### WHAT IS NEEDED
Retype only the lines from the top of the records to the line with "markersize=2.5, color=green)", including that line but none of the pictures.

### INPUT ROWS
= = = = = = =

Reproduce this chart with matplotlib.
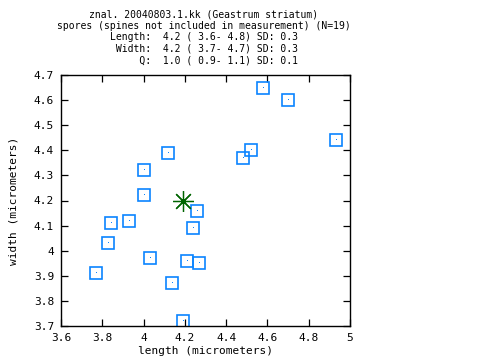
import numpy as np
import matplotlib
matplotlib.use('Agg')
from matplotlib import pyplot as plt
from matplotlib.ticker import FuncFormatter

# spore measurements (micrometers)
length = [4.58, 4.70, 4.93, 4.52, 4.48, 4.12, 4.00, 4.00, 4.26, 4.24,
          3.84, 3.93, 3.83, 4.03, 4.21, 4.27, 3.77, 4.14, 4.19]
width = [4.65, 4.60, 4.44, 4.40, 4.37, 4.39, 4.32, 4.22, 4.16, 4.09,
         4.11, 4.12, 4.03, 3.97, 3.96, 3.95, 3.91, 3.87, 3.72]
mean_length = [4.19]
mean_width = [4.20]

title_lines = [
    'znal. 20040803.1.kk (Geastrum striatum)',
    'spores (spines not included in measurement) (N=19)',
    'Length:  4.2 ( 3.6- 4.8) SD: 0.3',
    ' Width:  4.2 ( 3.7- 4.7) SD: 0.3',
    '     Q:  1.0 ( 0.9- 1.1) SD: 0.1',
]
x_ticks = [3.6, 3.8, 4.0, 4.2, 4.4, 4.6, 4.8, 5.0]
y_ticks = [3.7, 3.8, 3.9, 4.0, 4.1, 4.2, 4.3, 4.4, 4.5, 4.6, 4.7]

mono = 'DejaVu Sans Mono'
fs = 8.0
blue = '#0a84ff'
green = '#006400'

fig = plt.figure(figsize=(4.8, 3.6), dpi=100)
ax = fig.add_axes([61/480, 34/360, 289/480, 251/360])

ax.plot(length, width, linestyle='none', marker='s', markersize=8,
        markerfacecolor='none', markeredgecolor=blue, markeredgewidth=1.2)
ax.plot(length, width, linestyle='none', marker=',', color=blue)
ax.plot(mean_length, mean_width, linestyle='none', marker=(8, 2, 0),
        markersize=15, color=green, markeredgewidth=0.9)
ax.plot(mean_length, mean_width, linestyle='none', marker='o',
        markersize=2.5, color=green)

ax.set_xlim(3.6, 5.0)
ax.set_ylim(3.7, 4.7)
ax.set_xticks(x_ticks)
ax.set_yticks(y_ticks)
fmt = FuncFormatter(lambda v, p: '%g' % round(v, 2))
ax.xaxis.set_major_formatter(fmt)
ax.yaxis.set_major_formatter(fmt)
ax.tick_params(direction='in', length=5, width=0.9, top=True, right=True,
               labelsize=fs, pad=5)
for lab in ax.get_xticklabels() + ax.get_yticklabels():
    lab.set_family(mono)
for s in ax.spines.values():
    s.set_linewidth(1.0)

ax.set_xlabel('length (micrometers)', family=mono, fontsize=fs, labelpad=2)
ax.set_ylabel('width (micrometers)', family=mono, fontsize=fs, labelpad=11)

for i, line in enumerate(title_lines):
    fig.text(204/480, 1 - (14.5 + 11.4*i)/360, line, family=mono, fontsize=7.0,
             ha='center', va='center')

fig.savefig('out.png', dpi=100)
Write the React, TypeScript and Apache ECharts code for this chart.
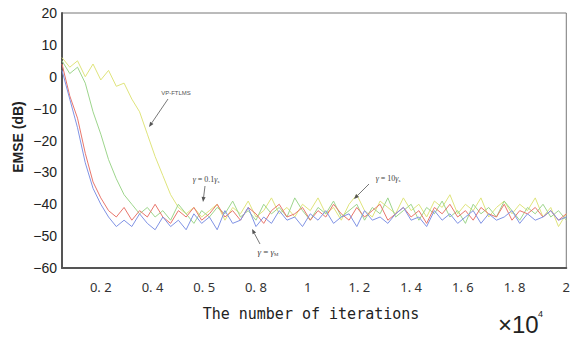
import React, { useEffect, useRef } from "react";
import * as echarts from "echarts";

// iterations axis (×10^4)
const iterStart = 0.05;
const iterStep = 0.03;
const xTickValues = [0.2, 0.4, 0.6, 0.8, 1.0, 1.2, 1.4, 1.6, 1.8, 2.0];
const xTickLabels = ["0. 2", "0. 4", "0. 5", "0. 8", "1", "1. 2", "1. 4", "1. 6", "1. 8", "2"];

const redValues = [
  4, -6, -13, -24, -33, -38, -42, -44,
  -41, -45, -42, -44, -40, -44, -46, -42, -44, -41,
  -45, -43, -40, -44, -42, -45, -41, -43, -46, -42,
  -40, -44, -43, -41, -45, -42, -44, -40, -43, -45,
  -41, -44, -42, -40, -45, -43, -41, -44, -42, -46,
  -41, -43, -40, -44, -42, -45, -41, -43, -44, -40,
  -45, -42, -43, -41, -44, -42, -45, -43,
];
const blueValues = [
  2, -7, -16, -27, -35, -40, -44, -47,
  -45, -47, -43, -46, -48, -44, -47, -45, -48, -43,
  -46, -44, -48, -42, -46, -45, -41, -47, -44, -46,
  -42, -45, -44, -47, -43, -45, -42, -46, -44, -43,
  -47, -42, -45, -44, -46, -43, -41, -45, -44, -47,
  -42, -45, -43, -46, -44, -42, -46, -43, -45, -44,
  -42, -46, -43, -45, -44, -42, -45, -44,
];
const greenValues = [
  5, 1, 3, -2, -11, -18, -26, -32, -37, -40, -43,
  -41, -44, -42, -45, -40, -43, -46, -42, -44, -41,
  -43, -39, -44, -42, -45, -40, -43, -41, -44, -38,
  -42, -45, -41, -43, -39, -44, -42, -40, -45, -41,
  -43, -38, -44, -42, -40, -45, -41, -43, -39, -44,
  -42, -46, -40, -43, -41, -44, -39, -42, -45, -41,
  -43, -40, -44, -42, -45,
];
const yellowValues = [
  6, 3, 5, 0, 4, -1, 2, -3, -2, -7, -11, -18, -25, -31, -37, -41, -43,
  -41, -44, -42, -40, -45, -41, -43, -39, -44, -42,
  -38, -43, -41, -44, -40, -42, -38, -43, -41, -45,
  -40, -37, -42, -44, -39, -41, -43, -38, -42, -40,
  -44, -39, -41, -37, -43, -40, -42, -38, -44, -41,
  -39, -43, -40, -42, -38, -44, -41, -47, -43,
];

const seriesDefs = [
  { name: "VP-FTLMS", values: yellowValues, color: "#dfe47c" },
  { name: "γ=10γs", values: greenValues, color: "#9dd58c" },
  { name: "γ=0.1γs", values: redValues, color: "#e8766c" },
  { name: "γ=γM", values: blueValues, color: "#8093e4" },
];

const toPairs = (vals: number[]) =>
  vals.map((v, i) => [+(iterStart + i * iterStep).toFixed(3), v]);

function arrow(x1: number, y1: number, x2: number, y2: number) {
  const ang = Math.atan2(y2 - y1, x2 - x1);
  const L = 5, W = 2;
  const bx = x2 - L * Math.cos(ang), by = y2 - L * Math.sin(ang);
  const px = -Math.sin(ang) * W, py = Math.cos(ang) * W;
  return [
    { type: "line", shape: { x1, y1, x2: bx, y2: by }, style: { stroke: "#555", lineWidth: 0.8 }, z: 20 },
    {
      type: "polygon",
      shape: { points: [[x2, y2], [bx + px, by + py], [bx - px, by - py]] },
      style: { fill: "#555" },
      z: 20,
    },
  ];
}

const gammaRich = {
  g: { fontFamily: "Liberation Serif", fontStyle: "italic", fontSize: 8, fill: "#444" },
  t: { fontFamily: "Liberation Serif", fontSize: 8, fill: "#444" },
  s: { fontFamily: "Liberation Serif", fontSize: 5, fill: "#444", padding: [4, 0, 0, 0] },
};

export default function App() {
  const ref = useRef<HTMLDivElement>(null);
  useEffect(() => {
    if (!ref.current) return;
    const chart = echarts.init(ref.current, undefined, { renderer: "svg" });
    chart.setOption({
      animation: false,
      backgroundColor: "#ffffff",
      grid: {
        left: 62, top: 13, right: 1, bottom: 70,
        show: true, borderColor: "#777", borderWidth: 1,
      },
      xAxis: {
        type: "value",
        min: iterStart,
        max: 2.0,
        axisLine: { show: true, onZero: false, lineStyle: { color: "#555", width: 2 } },
        axisTick: { show: false },
        splitLine: { show: false },
        axisLabel: {
          customValues: xTickValues,
          margin: 12,
          fontFamily: "Noto Sans",
          fontSize: 13,
          color: "#333",
          formatter: (v: number) => {
            const k = xTickValues.findIndex((t) => Math.abs(t - v) < 1e-6);
            return k >= 0 ? xTickLabels[k] : "";
          },
        },
      },
      yAxis: {
        type: "value",
        min: -60,
        max: 20,
        interval: 10,
        axisLine: { show: true, onZero: false, lineStyle: { color: "#555", width: 2 } },
        axisTick: { show: false },
        splitLine: { show: false },
        axisLabel: {
          margin: 5,
          fontFamily: "Liberation Sans",
          fontSize: 14,
          color: "#222",
          formatter: (v: number) => String(v).replace("-", "\u2212"),
        },
      },
      series: seriesDefs.map((s) => ({
        type: "line",
        name: s.name,
        data: toPairs(s.values),
        symbol: "none",
        silent: true,
        lineStyle: { color: s.color, width: 1 },
      })),
      graphic: [
        {
          type: "text", x: 18, y: 137, rotation: Math.PI / 2,
          style: {
            text: "EMSE (dB)", fontFamily: "Liberation Sans", fontWeight: "bold",
            fontSize: 14, fill: "#222", align: "center", verticalAlign: "middle",
          },
        },
        {
          type: "text", x: 311, y: 314,
          style: {
            text: "The number of iterations", fontFamily: "DejaVu Sans Mono",
            fontSize: 15, fill: "#222", align: "center", verticalAlign: "middle",
          },
        },
        {
          type: "text", x: 498, y: 324,
          style: {
            text: "×10", fontFamily: "Liberation Sans", fontSize: 24, fill: "#222",
            align: "left", verticalAlign: "middle",
          },
        },
        {
          type: "text", x: 538, y: 314,
          style: {
            text: "4", fontFamily: "Liberation Sans", fontSize: 9, fill: "#222",
            align: "left", verticalAlign: "middle",
          },
        },
        {
          type: "text", x: 176, y: 93,
          style: {
            text: "VP-FTLMS", fontFamily: "Liberation Sans", fontSize: 6, fill: "#555",
            align: "center", verticalAlign: "middle",
          },
        },
        ...arrow(168, 99, 149, 127),
        {
          type: "text", x: 206, y: 179,
          style: {
            text: "{g|γ}{t| = 0.1}{g|γ}{s|s}", rich: gammaRich,
            align: "center", verticalAlign: "middle",
          },
        },
        ...arrow(205, 186, 203, 202),
        {
          type: "text", x: 388, y: 178,
          style: {
            text: "{g|γ}{t| = 10}{g|γ}{s|s}", rich: gammaRich,
            align: "center", verticalAlign: "middle",
          },
        },
        ...arrow(369, 184, 354, 199),
        {
          type: "text", x: 268, y: 252,
          style: {
            text: "{g|γ}{t| = }{g|γ}{s|M}", rich: {
              ...gammaRich,
              g: { ...gammaRich.g, fontSize: 9 },
              t: { ...gammaRich.t, fontSize: 9 },
            },
            align: "center", verticalAlign: "middle",
          },
        },
        ...arrow(260, 244, 252, 229),
      ],
    });
    return () => chart.dispose();
  }, []);
  return (
    <div
      ref={ref}
      style={{ position: "fixed", left: 0, top: 0, width: 573, height: 338 }}
    />
  );
}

= = = = = = =

### OUTPUT BELOW
Reproduce this chart with matplotlib.
import numpy as np
import matplotlib
matplotlib.use('Agg')
from matplotlib import pyplot as plt
from matplotlib.ticker import FuncFormatter

# spore measurements (micrometers)
length = [4.58, 4.70, 4.93, 4.52, 4.48, 4.12, 4.00, 4.00, 4.26, 4.24,
          3.84, 3.93, 3.83, 4.03, 4.21, 4.27, 3.77, 4.14, 4.19]
width = [4.65, 4.60, 4.44, 4.40, 4.37, 4.39, 4.32, 4.22, 4.16, 4.09,
         4.11, 4.12, 4.03, 3.97, 3.96, 3.95, 3.91, 3.87, 3.72]
mean_length = [4.19]
mean_width = [4.20]

title_lines = [
    'znal. 20040803.1.kk (Geastrum striatum)',
    'spores (spines not included in measurement) (N=19)',
    'Length:  4.2 ( 3.6- 4.8) SD: 0.3',
    ' Width:  4.2 ( 3.7- 4.7) SD: 0.3',
    '     Q:  1.0 ( 0.9- 1.1) SD: 0.1',
]
x_ticks = [3.6, 3.8, 4.0, 4.2, 4.4, 4.6, 4.8, 5.0]
y_ticks = [3.7, 3.8, 3.9, 4.0, 4.1, 4.2, 4.3, 4.4, 4.5, 4.6, 4.7]

mono = 'DejaVu Sans Mono'
fs = 8.0
blue = '#0a84ff'
green = '#006400'

fig = plt.figure(figsize=(4.8, 3.6), dpi=100)
ax = fig.add_axes([61/480, 34/360, 289/480, 251/360])

ax.plot(length, width, linestyle='none', marker='s', markersize=8,
        markerfacecolor='none', markeredgecolor=blue, markeredgewidth=1.2)
ax.plot(length, width, linestyle='none', marker=',', color=blue)
ax.plot(mean_length, mean_width, linestyle='none', marker=(8, 2, 0),
        markersize=15, color=green, markeredgewidth=0.9)
ax.plot(mean_length, mean_width, linestyle='none', marker='o',
        markersize=2.5, color=green)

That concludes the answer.